Lara Colturi fait partie d’un plus grand projet qui vise à faire de l’Albanie, longtemps isolée, une nouvelle destination du ski: pour le loisir et pour la compétition. Plus connu pour sa côte, le pays est pourtant composé à 70% de montagnes, avec des sommets allant jusqu’à 2’700 mètres et un bon enneigement, selon Elvis Toci. Mais les infrastructures sont quasiment inexistantes et les 40’000 Albanais qui skient le font surtout à l’étranger. “Nous avons des statistiques qui montrent que 60 millions d’euros quittent le pays en lien avec le sport. Alors l’argent est là. Mais on doit le garder en Albanie. Et on devrait attirer des gens de l’étranger aussi, y compris de Suisse”, relève-t-il.

Une Balkan Cup?

La fédération albanaise ne compte actuellement que 12 skieurs dans ses rangs et entend donc se développer. Une idée, qui doit encore être proposée à la FIS, serait de créer une Balkan Cup pour faire connaître la région. Bien qu’arborant le drapeau de l’Albanie, Lara Colturi ne s’entraîne pas là-bas: à l’instar de beaucoup de skieurs, elle répartit son temps entre les stations qui offrent la meilleure neige et les meilleures conditions. Mais Elvis Toci espère bien que les structures mises en place pour la soutenir produiront d’autres champions à l’avenir.
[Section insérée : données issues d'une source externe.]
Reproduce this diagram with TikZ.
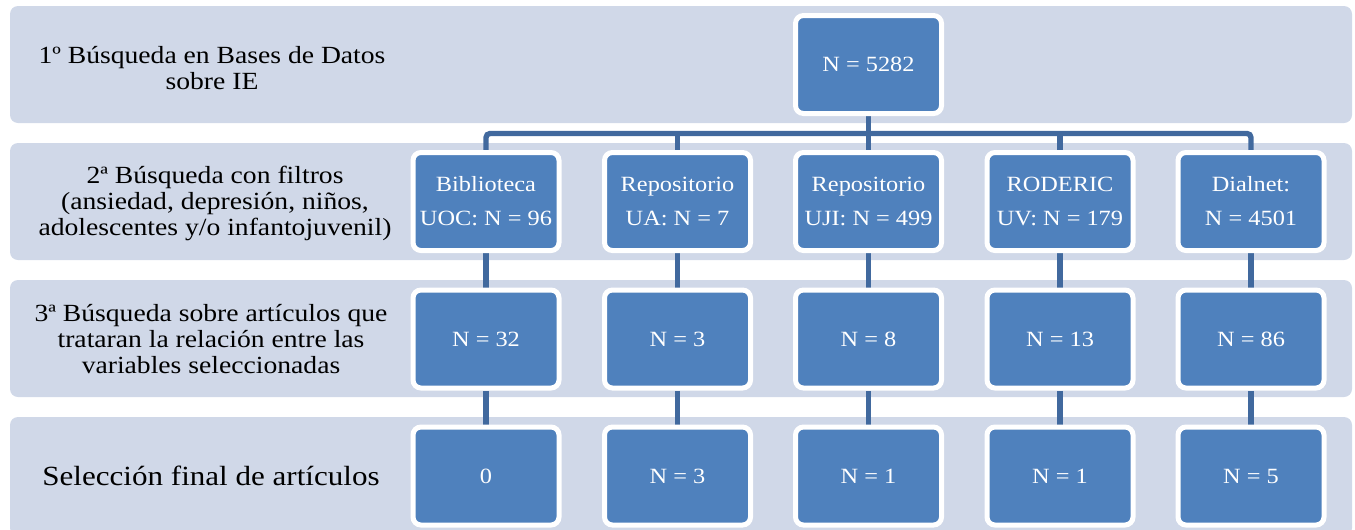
\documentclass[tikz,border=0pt]{standalone}
\usepackage{fontspec}
\setmainfont{Liberation Serif}[FakeStretch=1.12]
\usetikzlibrary{backgrounds}
\definecolor{bandfill}{HTML}{D0D8E8}
\definecolor{boxfill}{HTML}{4F81BD}
\definecolor{linkcol}{HTML}{41699E}

\begin{document}
\begin{tikzpicture}[x=0.75pt,y=0.75pt,yscale=-1,
  band/.style={fill=bandfill, rounded corners=6pt},
  rowtext/.style={align=center, font=\fontsize{18.5}{19.5}\selectfont},
  box/.style={rectangle, rounded corners=6pt, fill=boxfill, draw=white, line width=3.75pt,
    minimum width=109.5pt, minimum height=73.5pt, text=white, align=center,
    font=\fontsize{16.3}{25.5}\selectfont},
  link/.style={draw=linkcol, line width=4pt}]

\useasboundingbox (0,0) rectangle (1355,529);

% row texts
\node[rowtext] (lab1) at (212,68) {1º Búsqueda en Bases de Datos\\sobre IE};
\node[rowtext] (lab2) at (215,203) {2ª Búsqueda con filtros\\(ansiedad, depresión, niños,\\adolescentes y/o infantojuvenil)};
\node[rowtext] (lab3) at (211,339) {3ª Búsqueda sobre artículos que\\trataran la relación entre las\\variables seleccionadas};
\node[rowtext, font=\fontsize{20.8}{24}\selectfont] (lab4) at (211,476) {Selección final de artículos};

% first search
\node[box] (top) at (868.5,64.5) {N = 5282};

% second search
\node[box] (uoc2) at (486,201.5) {Biblioteca\\UOC: N = 96};
\node[box] (ua2) at (677.5,201.5) {Repositorio\\UA: N = 7};
\node[box] (uji2) at (868.5,201.5) {Repositorio\\UJI: N = 499};
\node[box] (uv2) at (1060,201.5) {RODERIC\\UV: N = 179};
\node[box] (dial2) at (1251,201.5) {Dialnet:\\N = 4501};

% third search
\node[box] (uoc3) at (486,339) {N = 32};
\node[box] (ua3) at (677.5,339) {N = 3};
\node[box] (uji3) at (868.5,339) {N = 8};
\node[box] (uv3) at (1060,339) {N = 13};
\node[box] (dial3) at (1251,339) {N = 86};

% final selection
\node[box] (uoc4) at (486,476) {0};
\node[box] (ua4) at (677.5,476) {N = 3};
\node[box] (uji4) at (868.5,476) {N = 1};
\node[box] (uv4) at (1060,476) {N = 1};
\node[box] (dial4) at (1251,476) {N = 5};

\begin{pgfonlayer}{background}
% bands
\fill[band] (10,6) rectangle (1352,123);
\fill[band] (10,143) rectangle (1352,260);
\fill[band] (10,280) rectangle (1352,397);
\fill[band] (10,417) rectangle (1352,536);

% links
\coordinate (bus) at (868.5,133.5);
\draw[link, rounded corners=3pt] (uoc2.north) -- (uoc2.north |- bus) -- (dial2.north |- bus) -- (dial2.north);
\draw[link] (top) -- (uji2);
\draw[link] (ua2.north) -- (ua2.north |- bus);
\draw[link] (uv2.north) -- (uv2.north |- bus);

\draw[link] (uoc2) -- (uoc3) (uoc3) -- (uoc4);
\draw[link] (ua2) -- (ua3) (ua3) -- (ua4);
\draw[link] (uji2) -- (uji3) (uji3) -- (uji4);
\draw[link] (uv2) -- (uv3) (uv3) -- (uv4);
\draw[link] (dial2) -- (dial3) (dial3) -- (dial4);
\end{pgfonlayer}

\end{tikzpicture}
\end{document}
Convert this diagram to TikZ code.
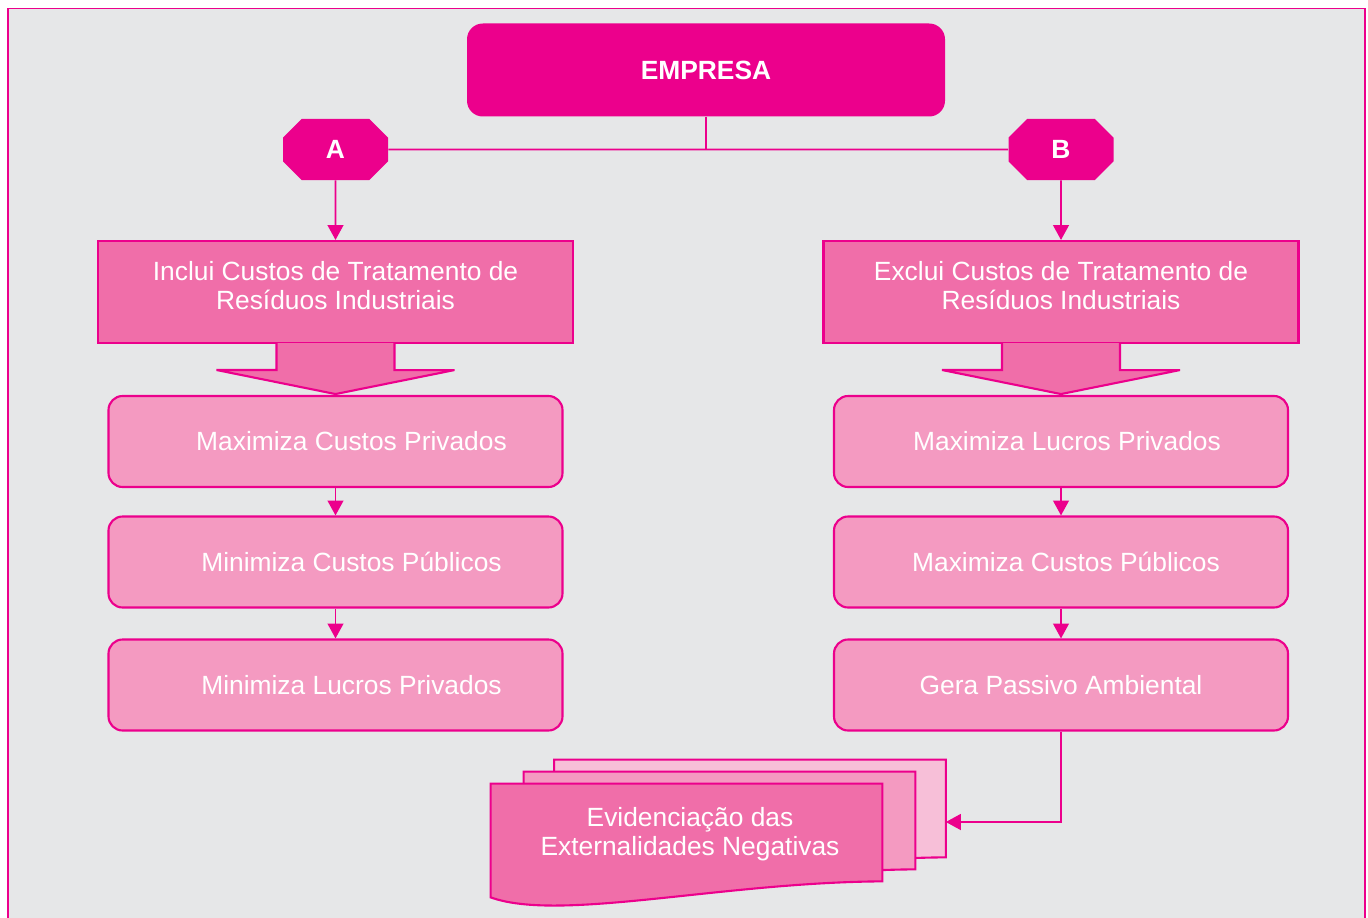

“Je suis sûr à 100% qu’on verra des bons résultats bientôt. Ce seront des résultats pour Lara d’abord, des résultats individuels, et en même temps l’Albanie se fera connaître. C’est exactement ça que l’on cherche,” dit-il, en prédisant déjà des titres mondiaux et olympiques pour la jeune skieuse.

Et pour l’adolescente, quels objectifs? “Oh, je ne sais pas, grogne-t-elle avant de rigoler une nouvelle fois. Pour l’instant, ma priorité c’est de m’amuser et ensuite on verra!” Et si elle créait déjà la sensation aux Championnats du monde à Méribel?